3. Stick to the Original Font System
Templates usually use 2–3 fonts for a reason.
Best practice:
· Keep the same fonts
· If you must change, swap with a similar font family
· Never mix more than two font styles
· Random font changes are the fastest way to make a site look unprofessional.
4. Limit Your Color Palette
A clean template typically uses:
· 1 primary color
· 1 secondary color
· Neutral shades (white, black, grey)
Instead of recolouring everything, update:
· Buttons
· Links
· Accent sections
· Leave backgrounds and text colours mostly untouched unless necessary.
5. Be Careful with Section Heights & Spacing
Spacing is invisible design. Break it, and the site feels “off” instantly.
Avoid:
· Shrinking sections too much
· Adding too many elements in one section
· Removing padding to “fit more content”
If something feels crowded, the solution is usually less content, not tighter spacing
6. Use Images That Match the Original Style
If the template uses:
· Soft lifestyle images → don’t add harsh stock photo
· Minimal illustrations → avoid busy graphics
Also, always match:
· Aspect ratio
· Image quality
· Alignment
· Blurry or mismatched images ruin even the best layouts.

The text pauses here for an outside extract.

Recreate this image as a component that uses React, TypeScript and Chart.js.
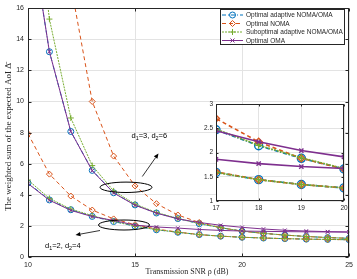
import React, { useEffect, useRef } from 'react';
import { Chart, registerables } from 'chart.js';

Chart.register(...registerables);

// ---------- data ----------
const snr = [10, 11, 12, 13, 14, 15, 16, 17, 18, 19, 20, 21, 22, 23, 24, 25];

// case d1=3, d2=6
const adaptiveA = [22, 13.2, 8.07, 5.57, 4.13, 3.35, 2.83, 2.47, 2.14, 1.88, 1.66, 1.52, 1.41, 1.32, 1.25, 1.2];
const nomaA = [60, 32, 17.5, 10.0, 6.49, 4.57, 3.43, 2.7, 2.22, 1.88, 1.66, 1.52, 1.41, 1.32, 1.25, 1.2];
const suboptA = [27, 15.3, 8.94, 5.88, 4.25, 3.4, 2.86, 2.48, 2.15, 1.89, 1.67, 1.52, 1.41, 1.32, 1.25, 1.2];
const omaA = [22, 13.2, 8.07, 5.55, 4.12, 3.33, 2.82, 2.45, 2.22, 2.04, 1.91, 1.8, 1.72, 1.67, 1.63, 1.61];

// case d1=2, d2=4
const adaptiveB = [4.76, 3.67, 3.04, 2.61, 2.28, 1.98, 1.75, 1.59, 1.44, 1.34, 1.27, 1.22, 1.18, 1.15, 1.13, 1.11];
const nomaB = [7.93, 5.33, 3.92, 3.02, 2.45, 2.08, 1.8, 1.6, 1.44, 1.34, 1.27, 1.22, 1.18, 1.15, 1.13, 1.11];
const suboptB = [4.95, 3.77, 3.08, 2.66, 2.3, 1.99, 1.76, 1.59, 1.44, 1.34, 1.27, 1.22, 1.18, 1.15, 1.13, 1.11];
const omaB = [4.72, 3.65, 3.0, 2.6, 2.35, 2.05, 1.93, 1.86, 1.77, 1.71, 1.67, 1.65, 1.63, 1.62, 1.61, 1.6];

const legendLabels = ['Optimal adaptive NOMA/OMA', 'Optimal NOMA', 'Suboptimal adaptive NOMA/OMA', 'Optimal OMA'];
const mainXTicks = [10, 15, 20, 25];
const mainYTicks = [0, 2, 4, 6, 8, 10, 12, 14, 16];
const insetXTicks = [17, 18, 19, 20];
const insetYTicks = [1, 1.5, 2, 2.5, 3];
const xTitle = 'Transmission SNR \u03C1 (dB)';
const yTitle = 'The weighted sum of the expected AoI \u0394\u0304';
const noteA = [['d', false], ['1', true], ['=3, d', false], ['2', true], ['=6', false]] as [string, boolean][];
const noteB = [['d', false], ['1', true], ['=2, d', false], ['2', true], ['=4', false]] as [string, boolean][];

// ---------- styles ----------
const BLUE = '#0072BD';
const ORANGE = '#D95319';
const GREEN = '#77AC30';
const PURPLE = '#7E2F8E';
const AX = '#262626';
const GRID = '#e3e3e3';
const SANS = '"Liberation Sans", Arial, sans-serif';
const SERIF = '"Liberation Serif", "Times New Roman", serif';

const styles = [
  { color: BLUE, dash: [4, 2, 1, 2], point: 'circle', order: 4 },
  { color: ORANGE, dash: [4, 3], point: 'rectRot', order: 3 },
  { color: GREEN, dash: [2, 1], point: 'cross', order: 2 },
  { color: PURPLE, dash: [], point: 'crossRot', order: 1 },
];

function makeDatasets(inset: boolean) {
  const groups = [
    [adaptiveA, nomaA, suboptA, omaA],
    [adaptiveB, nomaB, suboptB, omaB],
  ];
  const sets: any[] = [];
  groups.forEach((g) => {
    g.forEach((arr, k) => {
      const s = styles[k];
      const r = s.point === 'circle' ? (inset ? 4 : 3) : s.point === 'crossRot' ? (inset ? 3 : 2.5) : (inset ? 3.5 : 3);
      sets.push({
        label: legendLabels[k],
        data: snr.map((x, i) => ({ x, y: arr[i] })),
        borderColor: s.color,
        backgroundColor: 'rgba(0,0,0,0)',
        borderWidth: inset ? 1.6 : 1,
        borderDash: s.dash,
        pointStyle: s.point,
        pointRadius: r,
        pointBorderWidth: inset ? 1.4 : 1,
        pointBorderColor: s.color,
        pointBackgroundColor: 'rgba(0,0,0,0)',
        tension: 0,
        order: s.order,
      });
    });
  });
  return sets;
}

function boxPlugin(xt: number[], yt: number[], tick: number, white: boolean) {
  return {
    id: 'boxTicks',
    beforeDraw(chart: any) {
      if (!white) return;
      const { ctx, chartArea: a } = chart;
      ctx.save();
      ctx.fillStyle = '#ffffff';
      ctx.fillRect(a.left, a.top, a.right - a.left, a.bottom - a.top);
      ctx.restore();
    },
    afterDraw(chart: any) {
      const { ctx, chartArea: a, scales } = chart;
      ctx.save();
      ctx.strokeStyle = AX;
      ctx.lineWidth = 1;
      const L = Math.round(a.left) + 0.5, R = Math.round(a.right) - 0.5;
      const T = Math.round(a.top) + 0.5, B = Math.round(a.bottom) - 0.5;
      ctx.strokeRect(L, T, R - L, B - T);
      ctx.beginPath();
      xt.forEach((v) => {
        const px = Math.round(scales.x.getPixelForValue(v)) + 0.5;
        ctx.moveTo(px, B); ctx.lineTo(px, B - tick);
        ctx.moveTo(px, T); ctx.lineTo(px, T + tick);
      });
      yt.forEach((v) => {
        const py = Math.round(scales.y.getPixelForValue(v)) + 0.5;
        ctx.moveTo(L, py); ctx.lineTo(L + tick, py);
        ctx.moveTo(R, py); ctx.lineTo(R - tick, py);
      });
      ctx.stroke();
      ctx.restore();
    },
  };
}

function drawSub(ctx: any, parts: [string, boolean][], x: number, y: number, size: number) {
  let cx = x;
  ctx.textBaseline = 'middle';
  ctx.textAlign = 'left';
  parts.forEach(([t, sub]) => {
    ctx.font = `${sub ? size * 0.72 : size}px ${SANS}`;
    ctx.fillText(t, cx, sub ? y + size * 0.35 : y);
    cx += ctx.measureText(t).width;
  });
}

function arrow(ctx: any, x1: number, y1: number, x2: number, y2: number) {
  const ang = Math.atan2(y2 - y1, x2 - x1);
  const hl = 5, hw = 2.2;
  const bx = x2 - hl * Math.cos(ang), by = y2 - hl * Math.sin(ang);
  ctx.beginPath();
  ctx.moveTo(x1, y1);
  ctx.lineTo(bx, by);
  ctx.stroke();
  ctx.beginPath();
  ctx.moveTo(x2, y2);
  ctx.lineTo(bx + hw * Math.sin(ang), by - hw * Math.cos(ang));
  ctx.lineTo(bx - hw * Math.sin(ang), by + hw * Math.cos(ang));
  ctx.closePath();
  ctx.fill();
}

const annotPlugin = {
  id: 'annot',
  afterDraw(chart: any) {
    const ctx = chart.ctx;
    ctx.save();
    ctx.strokeStyle = '#000';
    ctx.fillStyle = '#000';
    ctx.lineWidth = 1;
    ctx.setLineDash([]);
    ctx.beginPath();
    ctx.ellipse(126, 187.3, 26, 5.2, 0, 0, Math.PI * 2);
    ctx.stroke();
    ctx.beginPath();
    ctx.ellipse(124, 225, 25.5, 5, 0, 0, Math.PI * 2);
    ctx.stroke();
    ctx.lineWidth = 0.8;
    arrow(ctx, 142.3, 176.5, 158.5, 153.5);
    arrow(ctx, 100, 230.5, 75.5, 235);
    ctx.fillStyle = '#000';
    drawSub(ctx, noteA, 131.5, 136, 7.5);
    drawSub(ctx, noteB, 45, 245.5, 7.5);

    // axis titles
    ctx.fillStyle = AX;
    ctx.font = `8px ${SERIF}`;
    ctx.textAlign = 'center';
    ctx.textBaseline = 'middle';
    ctx.fillText(xTitle, 187, 271.5);
    ctx.save();
    ctx.translate(8.5, 137);
    ctx.rotate(-Math.PI / 2);
    ctx.font = `9px ${SERIF}`;
    ctx.fillText(yTitle, 0, 0);
    ctx.restore();

    // legend
    const lx = 220.5, ly = 9.5, lw = 124, lh = 35;
    ctx.fillStyle = '#fff';
    ctx.fillRect(lx, ly, lw, lh);
    ctx.strokeStyle = AX;
    ctx.lineWidth = 1;
    ctx.strokeRect(lx, ly, lw, lh);
    const rows = [15, 23.5, 32, 40.5];
    styles.forEach((s, k) => {
      const y = rows[k];
      ctx.strokeStyle = s.color;
      ctx.lineWidth = 1;
      ctx.setLineDash(s.dash);
      ctx.beginPath();
      ctx.moveTo(222, y);
      ctx.lineTo(243, y);
      ctx.stroke();
      ctx.setLineDash([]);
      const cx = 232.5;
      ctx.beginPath();
      if (s.point === 'circle') {
        ctx.arc(cx, y, 3, 0, Math.PI * 2);
      } else if (s.point === 'rectRot') {
        ctx.moveTo(cx, y - 3); ctx.lineTo(cx + 3, y); ctx.lineTo(cx, y + 3); ctx.lineTo(cx - 3, y); ctx.closePath();
      } else if (s.point === 'cross') {
        ctx.moveTo(cx - 3, y); ctx.lineTo(cx + 3, y); ctx.moveTo(cx, y - 3); ctx.lineTo(cx, y + 3);
      } else {
        ctx.moveTo(cx - 2, y - 2); ctx.lineTo(cx + 2, y + 2); ctx.moveTo(cx + 2, y - 2); ctx.lineTo(cx - 2, y + 2);
      }
      ctx.stroke();
      ctx.fillStyle = AX;
      ctx.font = `6.5px ${SANS}`;
      ctx.textAlign = 'left';
      ctx.textBaseline = 'middle';
      ctx.fillText(legendLabels[k], 246, y + 0.5);
    });
    ctx.restore();
  },
};

function scaleOpts(min: number, max: number, ticks: number[], size: number, pad: number, fitKey: 'width' | 'height', fitVal: number) {
  return {
    type: 'linear',
    min,
    max,
    afterBuildTicks(scale: any) {
      scale.ticks = ticks.map((v) => ({ value: v }));
    },
    afterFit(scale: any) {
      scale[fitKey] = fitVal;
    },
    ticks: {
      color: AX,
      font: { family: SANS, size },
      padding: pad,
      autoSkip: false,
      maxRotation: 0,
      callback: (v: any) => String(v),
    },
    grid: { color: GRID, lineWidth: 1, drawTicks: false },
    border: { display: false },
  };
}

export default function App() {
  const mainRef = useRef<HTMLCanvasElement>(null);
  const insetRef = useRef<HTMLCanvasElement>(null);

  useEffect(() => {
    const main = new Chart(mainRef.current as HTMLCanvasElement, {
      type: 'line',
      data: { datasets: makeDatasets(false) },
      options: {
        animation: false,
        responsive: false,
        devicePixelRatio: 1,
        layout: { padding: { left: 0, top: 4, right: 7, bottom: 0 } },
        plugins: { legend: { display: false }, tooltip: { enabled: false } },
        scales: {
          x: scaleOpts(10, 25, mainXTicks, 7, 4, 'height', 22) as any,
          y: scaleOpts(0, 16, mainYTicks, 7, 4, 'width', 28) as any,
        },
      },
      plugins: [boxPlugin(mainXTicks, mainYTicks, 3, false), annotPlugin],
    });
    const inset = new Chart(insetRef.current as HTMLCanvasElement, {
      type: 'line',
      data: { datasets: makeDatasets(true) },
      options: {
        animation: false,
        responsive: false,
        devicePixelRatio: 1,
        layout: { padding: { left: 200, top: 104, right: 13, bottom: 66 } },
        plugins: { legend: { display: false }, tooltip: { enabled: false } },
        scales: {
          x: scaleOpts(17, 20, insetXTicks, 6.5, 3, 'height', 12) as any,
          y: scaleOpts(1, 3, insetYTicks, 6.5, 3, 'width', 16) as any,
        },
      },
      plugins: [boxPlugin(insetXTicks, insetYTicks, 2, true)],
    });
    return () => {
      main.destroy();
      inset.destroy();
    };
  }, []);

  return (
    <div style={{ position: 'absolute', left: 0, top: 0, width: 357, height: 279, background: '#fff' }}>
      <canvas ref={mainRef} width={357} height={279} style={{ position: 'absolute', left: 0, top: 0, width: 357, height: 279 }} />
      <canvas ref={insetRef} width={357} height={279} style={{ position: 'absolute', left: 0, top: 0, width: 357, height: 279 }} />
    </div>
  );
}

7. Test on Mobile Before Finalizing
Many templates look perfect on desktop but break on mobile after edits.
Before publishing:
· Check spacing on mobile
· Ensure text isn’t too long
· Make sure buttons are tappable
· Mobile-first thinking keeps the design intact.
8. Customize for Clarity, Not Decoration
Ask yourself:
· Does this change help users understand my brand better?
· Does it improve navigation or readability?
If the answer is no, don’t add it.
Good design isn’t about adding more. It’s about keeping what works.
Final Thought
A great template doesn’t need heavy customization. It needs thoughtful customization.
When you respect the original structure, stay consistent with fonts and colours, and focus on clarity over decoration, your free template will look anything but free.